Bir de işin sabotaj ve provakasyon kısmı var ki “sivil plakalı şüpheli araçların ilan edilmesi, “elinde benzin bidonu ile kaçtığı ihbar edilen kişiler” sosyal medyada viral olarak yayılan video görüntülerinin üstüne kimi vatandaşlara yönelik linç girişimleri… Bunlar gerilimi tırmandırıcı gelişmeler. Şükürler olsun, kötü niyetler karşılık bulmadı, fırsa olmadı. Münferit birkaç olay, tırmanmadan bastırıldı. Bugün nispeten yangın söndürülmüş ve çok sınırlı birkaç kontrollü alandaki çalışmalardan söz ediyoruz.

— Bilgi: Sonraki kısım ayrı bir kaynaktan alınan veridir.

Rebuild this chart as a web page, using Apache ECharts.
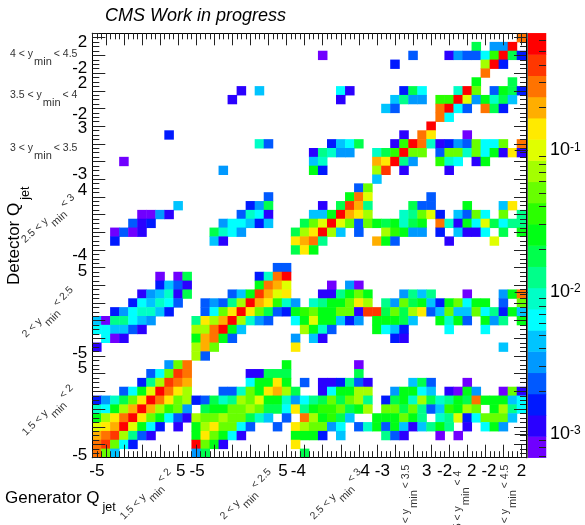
<!DOCTYPE html>
<html><head><meta charset="utf-8">
<style>html,body{margin:0;padding:0;background:#fff}#c{width:585px;height:525px}</style>
<script src="https://cdn.jsdelivr.net/npm/echarts@6/dist/echarts.min.js"></script></head>
<body><div id="c"></div>
<script>
const contourEdges=[.00068,.00096,.001356,.00191,.0027,.00381,.00538,.00759,.0107,.0151,.0213,.0301,.0425,.06,.0846,.119,.168,.238,.336,.473,.667];
const contourCenters=[.00081,.00114,.00161,.00227,.0032,.0045,.0064,.009,.0127,.0179,.0253,.0357,.0505,.0713,.1005,.142,.2,.283,.4,.56];
const contourColors=['#7000ff','#2a00ff','#0019ff','#0059ff','#0099ff','#00c4ff','#00ffff','#00ffc7','#00ff8a','#00ff4c','#00ff15','#2bff00','#68ff00','#a4ff00','#e0ff00','#ffea00','#ffae00','#ff7300','#ff3700','#ff0000'];
// each row from the top of the plot: column, contour band, column, contour band...
const t00=[47,17];
const t01=[42,9,44,4,45,4,46,19];
const t02=[25,0,35,3,39,1,40,4,41,3,42,3,43,6,44,11,45,19,46,9,47,2];
const t03=[33,2,43,13,44,19,45,2];
const t04=[43,17];
const t05=[42,10,46,9];
const t06=[16,1,18,5,27,6,28,1,34,2,35,9,36,6,40,7,41,19,42,12,44,3,45,10,46,9,47,2];
const t07=[15,1,27,1,33,5,34,8,35,4,36,4,38,11,39,11,40,19,41,14,42,4,43,10,44,7,45,9,46,5];
const t08=[32,5,33,3,38,17,39,19,40,6,41,3,43,17,44,9,45,2];
const t09=[38,17,39,6];
const t10=[37,19];
const t11=[8,2,34,1,36,17,37,15,41,0];
const t12=[18,7,19,3,26,2,27,5,28,6,29,9,33,1,34,11,35,19,36,17,37,7,38,1,39,2,40,4,41,3,42,12,43,6,44,6,45,12,47,17];
const t13=[24,1,25,8,26,7,27,4,28,4,31,7,32,9,33,11,34,19,35,12,36,12,38,3,39,12,40,12,41,7,42,12,43,6,44,10,45,1,46,15,47,1];
const t14=[3,0,24,5,25,7,31,16,32,15,33,19,34,8,35,4,38,11,39,7,40,6,42,1,43,10];
const t15=[14,4,24,10,25,2,31,13,32,18,34,1,39,1];
const t16=[31,5];
const t17=[29,3,30,12];
const t18=[19,3,28,10,29,17,30,14,37,3];
const t19=[9,5,17,2,18,4,19,9,25,1,27,9,28,18,29,16,30,8,35,9,36,3,37,3,41,10,45,5,46,15];
const t20=[5,0,6,0,7,4,8,1,16,3,17,7,18,6,19,1,24,5,25,5,26,10,27,19,28,16,29,15,30,13,34,7,35,8,36,12,37,14,38,2,40,5,41,3,42,12,43,6,45,12,47,8];
const t21=[4,3,5,1,6,2,14,4,15,6,16,6,17,5,18,2,19,5,23,9,24,12,25,14,26,19,27,14,28,12,29,3,30,12,31,10,32,9,33,10,34,7,35,9,36,10,38,17,39,7,40,1,41,10,42,6,43,14,44,9,45,6,46,8,47,8];
const t22=[2,0,3,3,4,0,5,1,13,9,14,7,15,6,16,4,22,9,23,13,24,15,25,19,26,13,27,5,29,3,32,13,33,11,34,10,35,4,36,4,38,2,40,5,41,1,42,1,43,6,45,9,47,10];
const t23=[2,2,13,5,14,1,22,15,23,16,24,17,25,8,31,16,32,10,33,3,39,1,44,14];
const t24=[22,9,23,15,24,10];
const t25=[];
const t26=[20,3,21,3];
const t27=[7,0,9,0,10,9,18,2,19,7,20,17,21,19];
const t28=[7,2,8,5,9,3,10,1,18,10,19,17,20,16,21,14,26,0,28,4,29,0];
const t29=[5,1,6,4,7,5,8,7,9,1,10,9,15,3,16,5,17,10,18,18,19,16,20,14,21,15,25,1,26,1,27,8,28,10,29,12,30,10,34,4,35,8,36,5,37,8,41,0,45,4,46,10,47,17];
const t30=[4,2,5,6,6,5,7,7,8,6,9,3,12,3,13,4,14,3,15,8,16,13,17,19,18,16,19,15,20,11,21,7,22,4,24,7,25,8,26,10,27,10,28,12,29,15,30,13,32,8,33,4,34,12,35,9,36,10,37,5,38,2,39,10,40,12,41,6,42,10,43,10,45,3,47,12];
const t31=[2,2,3,4,4,6,5,7,6,7,7,5,8,2,12,3,13,6,14,12,15,15,16,19,17,15,18,12,19,9,20,3,21,2,22,10,23,11,24,12,25,10,26,10,27,12,28,12,29,1,30,18,31,18,32,9,33,12,34,9,35,13,36,15,37,3,38,5,39,12,40,5,41,5,42,12,43,6,44,8,45,2,46,10,47,5];
const t32=[0,5,1,0,2,8,3,8,4,6,5,5,6,4,11,8,12,15,13,13,14,16,15,19,16,13,17,7,18,4,19,3,22,6,23,10,24,14,25,10,26,10,27,5,28,2,29,4,31,10,32,10,33,10,34,9,35,5,38,10,39,7,40,10,41,3,43,10,44,4,45,8,47,10];
const t33=[0,6,1,6,2,5,3,5,4,3,5,1,11,13,12,13,13,17,14,19,15,10,16,5,23,13,24,10,25,7,26,3,31,10,32,6,33,5,34,2,39,6,43,6];
const t34=[1,6,2,0,3,1,11,10,12,16,13,17,14,10,15,3,22,4,24,5,25,1,33,2,34,1];
const t35=[0,1,11,13,12,16,13,12,22,15,45,5];
const t36=[11,13,12,3];
const t37=[8,4,9,12,10,17,21,10,29,0];
const t38=[6,3,7,6,8,12,9,18,10,17,17,1,18,1,19,9,20,9,21,9,29,9];
const t39=[5,2,6,8,7,13,8,18,9,17,10,16,17,6,18,10,19,10,20,15,21,10,23,3,25,1,26,1,27,2,28,8,29,3,30,1,35,5,36,9,37,3,41,0];
const t40=[3,3,4,6,5,10,6,14,7,19,8,17,9,15,10,13,14,3,15,3,16,7,17,12,18,10,19,15,20,16,21,13,22,9,25,1,26,6,27,10,28,10,29,13,30,13,33,4,34,10,35,10,36,6,37,5,39,1,40,0,41,10,42,4,45,0,46,12,47,1];
const t41=[0,2,1,4,2,7,3,9,4,12,5,15,6,19,7,17,8,15,9,12,10,13,11,2,12,3,13,9,14,7,15,8,16,13,17,12,18,14,19,10,20,10,21,7,22,4,23,6,24,8,25,9,26,12,27,9,28,12,29,13,30,8,32,2,33,9,34,10,35,7,36,13,37,9,38,7,39,8,40,10,41,9,42,17,43,10,44,10,45,10,46,5,47,6];
const t42=[0,7,1,6,2,10,3,13,4,16,5,19,6,16,7,13,8,11,9,12,10,4,12,9,13,10,14,10,15,12,16,12,17,13,18,12,19,9,20,9,21,6,22,15,23,8,24,10,25,11,26,11,27,12,28,9,29,10,30,13,32,12,33,12,34,9,35,12,36,8,37,3,38,5,39,11,40,10,41,13,42,12,44,10,45,13,46,8,47,6];
const t43=[0,10,1,13,2,15,3,17,4,19,5,15,6,12,7,10,8,6,9,3,10,1,11,13,12,12,13,12,14,13,15,12,16,12,17,9,18,7,19,5,21,3,23,17,24,13,25,10,26,11,27,9,28,5,31,10,32,10,33,10,34,12,35,10,36,8,38,7,39,8,40,14,41,2,42,6,43,12,44,12,45,12,46,5];
const t44=[0,14,1,15,2,16,3,19,4,14,5,10,6,6,7,2,9,1,11,10,12,13,13,15,14,12,15,12,16,6,17,3,20,3,22,15,23,13,24,12,25,12,26,4,27,6,29,3,30,7,31,10,32,3,33,10,34,5,35,1,36,5,37,8,38,10,39,8,41,1,43,6,44,10,45,4];
const t45=[0,16,1,17,2,18,3,13,4,8,5,3,6,1,11,10,12,15,13,12,14,10,15,6,16,1,22,10,23,10,24,10,25,2,27,5,32,8,33,3,34,1,38,0,40,0];
const t46=[0,17,1,18,2,12,3,6,4,2,11,19,12,12,13,10,14,1,22,15];
const t47=[0,17,1,12,2,5,11,4,12,9,23,9];
const rows=[t00,t01,t02,t03,t04,t05,t06,t07,t08,t09,t10,t11,t12,t13,t14,t15,t16,t17,t18,t19,t20,t21,t22,t23,t24,t25,t26,t27,t28,t29,t30,t31,t32,t33,t34,t35,t36,t37,t38,t39,t40,t41,t42,t43,t44,t45,t46,t47];

const xLabelPos=[-5,4.3,6.1,15.6,17.3,24.7,26.6,31.5,33.5,36.5,38.4,42];
const xLabelText=['-5','5','-5','5','-4','4','-3','3','-2','2','-2','2'];
const yLabelPos=[-5.2,4.65,6.34,15.6,17.4,24.7,26.5,31.8,33.3,36.9,38.5,41.5];
const yLabelText=['-5','5','-5','5','-4','4','-3','3','-2','2','-2','2'];
const colorTicks=[.001,.01,.1];
const colorMinorTicks=[.0007,.0008,.0009,.002,.003,.004,.005,.006,.007,.008,.009,.02,.03,.04,.05,.06,.07,.08,.09,.2,.3,.4,.5,.6];

const FONT='"Liberation Sans"';
const G={l:92.3,t:33.3,w:433.7,h:424.4};
const P={l:527.7,t:33.3,w:18.3,h:424.4};
const AXMIN=-5.5,AXMAX=42.5,NB=48;
const bins=[];for(let i=0;i<NB;i++)bins.push(String(i));
const majors=[],minors=[];
for(let v=-5.5;v<=42.5;v+=.5){ if(Number.isInteger(v)&&v%2===0)majors.push(v); else minors.push(v);}
const cells=[];
rows.forEach((r,t)=>{for(let i=0;i<r.length;i+=2)cells.push([r[i],NB-1-t,contourCenters[r[i+1]]]);});
const paletteCells=contourCenters.map((v,i)=>[0,i,v]);
const pieces=contourColors.map((c,i)=>({min:contourEdges[i],max:contourEdges[i+1],color:c}));

function tickAxis(kind,pos,vals,len,labels){
  const a={type:'value',gridIndex:2,position:pos,min:AXMIN,max:AXMAX,z:10,splitLine:{show:false},
    axisLine:{show:true,onZero:false,lineStyle:{color:'#000',width:1}},
    axisTick:{show:true,inside:true,length:len,customValues:vals,lineStyle:{color:'#222',width:1}},
    axisLabel:{show:false}};
  if(labels){
    a.axisLabel={show:true,customValues:labels.pos,fontFamily:FONT,fontSize:17,color:'#000',margin:5,
      formatter:v=>{const i=labels.pos.indexOf(v);return i<0?'':labels.text[i];}};
  }
  return a;
}
const meas=document.createElement('canvas').getContext('2d');
function tw(s,fs){meas.font=fs+'px '+FONT;return meas.measureText(s).width;}
function range(x,y,rotDeg,a,b){
  const fs=10.5,fsSub=11,gap=1,sub=8,col='#333';
  const w1=tw(a,fs),w2=tw('min',fsSub);
  const txt=(s,px,py,f)=>({type:'text',x:px,y:py,style:{text:s,font:f+'px '+FONT,fill:col,textAlign:'left',textVerticalAlign:'middle'}});
  return {type:'group',x,y,rotation:rotDeg*Math.PI/180,children:[
    txt(a,0,0,fs),txt('min',w1+gap,sub,fsSub),txt(b,w1+gap+w2+2,0,fs)]};
}
function title(x,y,rotDeg,s,fs,subFs,sdx,sdy){
  return {type:'group',x,y,rotation:rotDeg*Math.PI/180,children:[
    {type:'text',x:0,y:0,style:{text:s,font:fs+'px '+FONT,fill:'#000',textAlign:'left',textVerticalAlign:'middle'}},
    {type:'text',x:tw(s,fs)+sdx,y:sdy,style:{text:'jet',font:subFs+'px '+FONT,fill:'#000',textAlign:'left',textVerticalAlign:'middle'}}]};
}
const graphics=[
  {type:'text',x:105,y:16,style:{text:'CMS Work in progress',font:'italic 18px '+FONT,fill:'#000',textAlign:'left',textVerticalAlign:'middle'}},
  title(5,498,0,'Generator Q',17,12.5,3,10),
  title(14,285,90,'Detector Q',17,12.5,3,12),
  range(10,54,0,'4 < y','< 4.5'),
  range(10,95,0,'3.5 < y','< 4'),
  range(10,148,0,'3 < y','< 3.5'),
  range(23,241,42,'2.5 < y','< 3'),
  range(24,336,45,'2 < y','< 2.5'),
  range(24,434,45,'1.5 < y','< 2'),
  range(122,518,45,'1.5 < y','< 2'),
  range(222,518,45,'2 < y','< 2.5'),
  range(312,518,45,'2.5 < y','< 3'),
  range(406,532,90,'3 < y','< 3.5'),
  range(458,538,90,'3.5 < y','< 4'),
  range(505,532,90,'4 < y','< 4.5')
];
const chart=echarts.init(document.getElementById('c'),null,{renderer:'canvas'});
chart.setOption({
  animation:false,backgroundColor:'#fff',
  grid:[{left:G.l,top:G.t,width:G.w,height:G.h},{left:P.l,top:P.t,width:P.w,height:P.h},
        {left:G.l,top:G.t,width:G.w,height:G.h},{left:P.l,top:P.t,width:P.w,height:P.h}],
  xAxis:[
    {type:'category',gridIndex:0,data:bins,show:false},
    {type:'category',gridIndex:1,data:[''],show:false},
    tickAxis('x','bottom',majors,13,{pos:xLabelPos,text:xLabelText}),
    tickAxis('x','bottom',minors,6.5),
    tickAxis('x','top',majors,12),
    tickAxis('x','top',minors,6),
    {type:'value',gridIndex:3,show:false}
  ],
  yAxis:[
    {type:'category',gridIndex:0,data:bins,show:false},
    {type:'category',gridIndex:1,data:contourCenters.map(String),show:false},
    tickAxis('y','left',majors,13,{pos:yLabelPos,text:yLabelText}),
    tickAxis('y','left',minors,7),
    tickAxis('y','right',majors,12),
    tickAxis('y','right',minors,6),
    {type:'log',gridIndex:3,position:'right',min:.00068,max:.667,z:10,logBase:10,splitLine:{show:false},
      axisLine:{show:true,lineStyle:{color:'#666',width:1}},
      axisTick:{show:true,inside:true,length:13,customValues:colorTicks,lineStyle:{color:'#222'}},
      axisLabel:{show:true,customValues:colorTicks,margin:4,color:'#000',fontFamily:FONT,
        formatter:v=>'{b|10}{s|'+Math.round(Math.log10(v))+'}',
        rich:{b:{fontSize:18,fontFamily:FONT,color:'#000'},s:{fontSize:12,fontFamily:FONT,color:'#000',verticalAlign:'top',lineHeight:12}}}},
    {type:'log',gridIndex:3,position:'right',min:.00068,max:.667,z:10,logBase:10,splitLine:{show:false},
      axisLine:{show:false},
      axisTick:{show:true,inside:true,length:7,customValues:colorMinorTicks,lineStyle:{color:'#222'}},
      axisLabel:{show:false}}
  ],
  visualMap:[{type:'piecewise',show:false,dimension:2,seriesIndex:[0,1],pieces}],
  series:[
    {type:'heatmap',xAxisIndex:0,yAxisIndex:0,data:cells,z:2,progressive:0,itemStyle:{borderWidth:0}},
    {type:'heatmap',xAxisIndex:1,yAxisIndex:1,data:paletteCells,z:2,progressive:0,itemStyle:{borderWidth:0}}
  ],
  graphic:graphics
});
</script></body></html>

Siyasi iktidar ve belediyelerin yangını söndürme konusundaki işbirliği, vatandaşın destekleri, yangın bölgeleri için organize edilen yardımlar yine vatandaş dayanışmasının en güzel örnekleridir.
Kaos ortamı, panik hali, güvensizlik provokasyoncuların en sevdiği hallerdir. Tutuklu, şüpheli bilgisine sahip değiliz. Resmi açıklamalar yapılmamıştır. Hele şu duman bir kalksın, elbette her şey daha iyi anlaşılacaktır.